Personal information
- Full name: Martin Joseph McDonnell
- Date of birth: 28 December 1920
- Place of birth: Wellington, New Zealand
- Date of death: 22 December 2005 (aged 84)
- Place of death: Perth, Western Australia
- Original team(s): West Footscray
- Height: 183 cm (6 ft 0 in)
- Weight: 80 kg (176 lb)
- Position(s): Defender

Playing career^{1}
- Years: Club / Games (Goals)
- 1939–41, 1944, 1946–50: Footscray / 92 (2)

Coaching career^{3}
- Years: Club / Games (W–L–D)
- 1960–1963: South Fremantle / 86 (37–47–2)
- ^{1} Playing statistics correct to the end of 1950.^{3} Coaching statistics correct as of 1963.

= Marty McDonnell =

Australian rules footballer and coach

Martin Joseph McDonnell (28 December 1920 – 22 December 2005) was an Australian rules footballer who played for Footscray in the Victorian Football League (VFL). He was born in New Zealand.

Recruited from West Footscray, McDonnell was a defender, used often at full-back. He was only a regular in the team after the war, having missed the entire 1942, 1943 and 1945 seasons due to service in the Pacific War. From 1947 to 1949, McDonnell missed just three games and he received the equal most votes by a Footscray player in the 1947 Brownlow Medal count. He represented the VFL eight times during his career.

He retired after the 1950 season and applied for the job of Footscray coach but after missing out joined Yarrawonga and coached them in the Ovens & Murray Football League, until 1954.

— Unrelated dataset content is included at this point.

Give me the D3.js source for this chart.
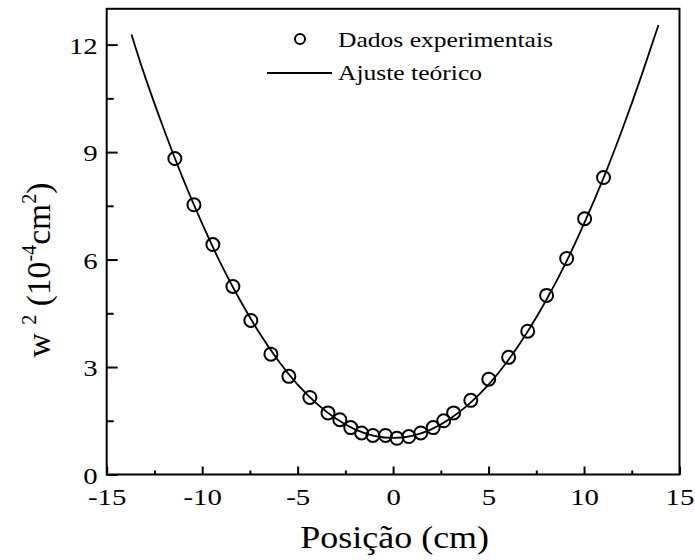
<!DOCTYPE html>
<html lang="pt">
<head>
<meta charset="utf-8">
<title>Ajuste do feixe</title>
<script src="https://d3js.org/d3.v7.min.js"></script>
<style>
  * { margin: 0; padding: 0; }
  body { background: white; width: 695px; height: 560px; overflow: hidden; }
  svg text { font-family: "Liberation Serif", "Times New Roman", serif; fill: black; }
</style>
</head>
<body>
<svg id="chart" width="695" height="560"></svg>
<script>
// measured points (posição em cm, w^2 em 10^-4 cm^2)
const dataX = [-11.43, -10.43, -9.44, -8.39, -7.45, -6.40, -5.46, -4.36, -3.41, -2.79,
               -2.22, -1.65, -1.06, -0.40, 0.20, 0.82, 1.45, 2.10, 2.65, 3.17,
               4.07, 5.01, 6.05, 7.05, 8.04, 9.09, 10.03, 11.02];
const dataY = [8.82, 7.53, 6.42, 5.25, 4.30, 3.36, 2.74, 2.15, 1.72, 1.53,
               1.31, 1.16, 1.09, 1.09, 1.01, 1.06, 1.16, 1.31, 1.50, 1.72,
               2.07, 2.66, 3.27, 4.00, 5.00, 6.03, 7.14, 8.29];

// fitted curve
const fitX = [-13.7, -13, -12, -11, -10, -9, -8, -7, -6, -5, -4, -3, -2, -1, 0,
              1, 2, 3, 4, 5, 6, 7, 8, 9, 10, 11, 12, 13, 13.9];
const fitY = [12.28, 11.12, 9.63, 8.25, 7.00, 5.86, 4.85, 3.95, 3.17, 2.51, 1.98, 1.56, 1.26, 1.08, 1.02,
              1.08, 1.26, 1.56, 1.98, 2.51, 3.17, 3.95, 4.85, 5.86, 7.00, 8.25, 9.63, 11.12, 12.55];

const xTicks = [-15, -10, -5, 0, 5, 10, 15];
const xMinor = [-12.5, -7.5, -2.5, 2.5, 7.5, 12.5];
const yTicks = [0, 3, 6, 9, 12];
const yMinor = [1.5, 4.5, 7.5, 10.5];

const plotL = 106.7, plotR = 679.5, plotT = 8.8, plotB = 474.5;
const stretch = 1.2;

const svg = d3.select("#chart");

const x = d3.scaleLinear().domain([-15, 15]).range([plotL, plotR]);
const y = d3.scaleLinear().domain([0, 13]).range([plotB, plotT]);

// frame
svg.append("rect")
    .attr("x", plotL).attr("y", plotT)
    .attr("width", plotR - plotL).attr("height", plotB - plotT)
    .attr("fill", "none").attr("stroke", "black").attr("stroke-width", 2);

// x axis (plain hyphen for negatives, like the original)
const gx = svg.append("g").attr("transform", `translate(0,${plotB})`)
    .call(d3.axisBottom(x).tickValues(xTicks).tickFormat(d => String(d))
        .tickSizeInner(-8).tickSizeOuter(0));
gx.call(g => g.select(".domain").remove());
gx.selectAll(".tick line").attr("stroke-width", 2);
gx.selectAll(".tick text")
    .attr("font-size", 24).attr("y", 31).attr("dy", null)
    .attr("transform", `scale(${stretch},1)`);
gx.attr("font-family", null);

svg.append("g").attr("transform", `translate(0,${plotB})`)
    .call(d3.axisBottom(x).tickValues(xMinor).tickSizeInner(-4).tickSizeOuter(0).tickFormat(""))
    .call(g => g.select(".domain").remove())
    .selectAll(".tick line").attr("stroke-width", 2);

// y axis
const gy = svg.append("g").attr("transform", `translate(${plotL},0)`)
    .call(d3.axisLeft(y).tickValues(yTicks).tickSizeInner(-11).tickSizeOuter(0));
gy.call(g => g.select(".domain").remove());
gy.selectAll(".tick line").attr("stroke-width", 2);
gy.selectAll(".tick text")
    .attr("font-size", 24).attr("x", -9 / stretch).attr("dy", null).attr("y", 8.5)
    .attr("transform", `scale(${stretch},1)`);
gy.attr("font-family", null);

svg.append("g").attr("transform", `translate(${plotL},0)`)
    .call(d3.axisLeft(y).tickValues(yMinor).tickSizeInner(-7).tickSizeOuter(0).tickFormat(""))
    .call(g => g.select(".domain").remove())
    .selectAll(".tick line").attr("stroke-width", 2);

// fit curve
const fit = fitX.map((v, i) => [v, fitY[i]]);
svg.append("path")
    .datum(fit)
    .attr("fill", "none").attr("stroke", "black").attr("stroke-width", 1.8)
    .attr("d", d3.line().x(d => x(d[0])).y(d => y(d[1])).curve(d3.curveNatural));

// data points
const pts = dataX.map((v, i) => [v, dataY[i]]);
svg.selectAll("circle.pt")
    .data(pts)
    .enter()
    .append("circle")
    .attr("class", "pt")
    .attr("cx", d => x(d[0])).attr("cy", d => y(d[1]))
    .attr("r", 6.5)
    .attr("fill", "none").attr("stroke", "black").attr("stroke-width", 2);

// legend
svg.append("circle")
    .attr("cx", 300).attr("cy", 39).attr("r", 5)
    .attr("fill", "none").attr("stroke", "black").attr("stroke-width", 2);
svg.append("text")
    .attr("transform", `translate(338,47) scale(${stretch},1)`)
    .attr("font-size", 21.3)
    .text("Dados experimentais");
svg.append("line")
    .attr("x1", 267).attr("x2", 332).attr("y1", 73).attr("y2", 73)
    .attr("stroke", "black").attr("stroke-width", 1.8);
svg.append("text")
    .attr("transform", `translate(338,80) scale(${stretch},1)`)
    .attr("font-size", 21.3)
    .text("Ajuste teórico");

// axis titles
svg.append("text")
    .attr("transform", `translate(394.7,548) scale(1.16,1)`)
    .attr("text-anchor", "middle")
    .attr("font-size", 31)
    .text("Posição (cm)");

const yl = svg.append("text")
    .attr("transform", `translate(50,270) rotate(-90) scale(1.12,1.15)`)
    .attr("text-anchor", "middle")
    .attr("font-size", 30);
yl.append("tspan").text("w ");
yl.append("tspan").attr("font-size", 18).attr("dy", -12).text("2");
yl.append("tspan").attr("dy", 12).text(" (10");
yl.append("tspan").attr("font-size", 18).attr("dy", -12).text("-4");
yl.append("tspan").attr("dy", 12).text("cm");
yl.append("tspan").attr("font-size", 18).attr("dy", -12).text("2");
yl.append("tspan").attr("dy", 12).text(")");
</script>
</body>
</html>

McDonnell was signed by South Fremantle as coach in 1960 and remained in that role for four years to mixed results: the club played finals for the first time in four seasons in 1960 and did so again in 1962, but in 1961 and 1963 the red and whites won just six matches in each season for last and second-last placings, so that his contract was not renewed after 1963 in favour of Ray Sorrell.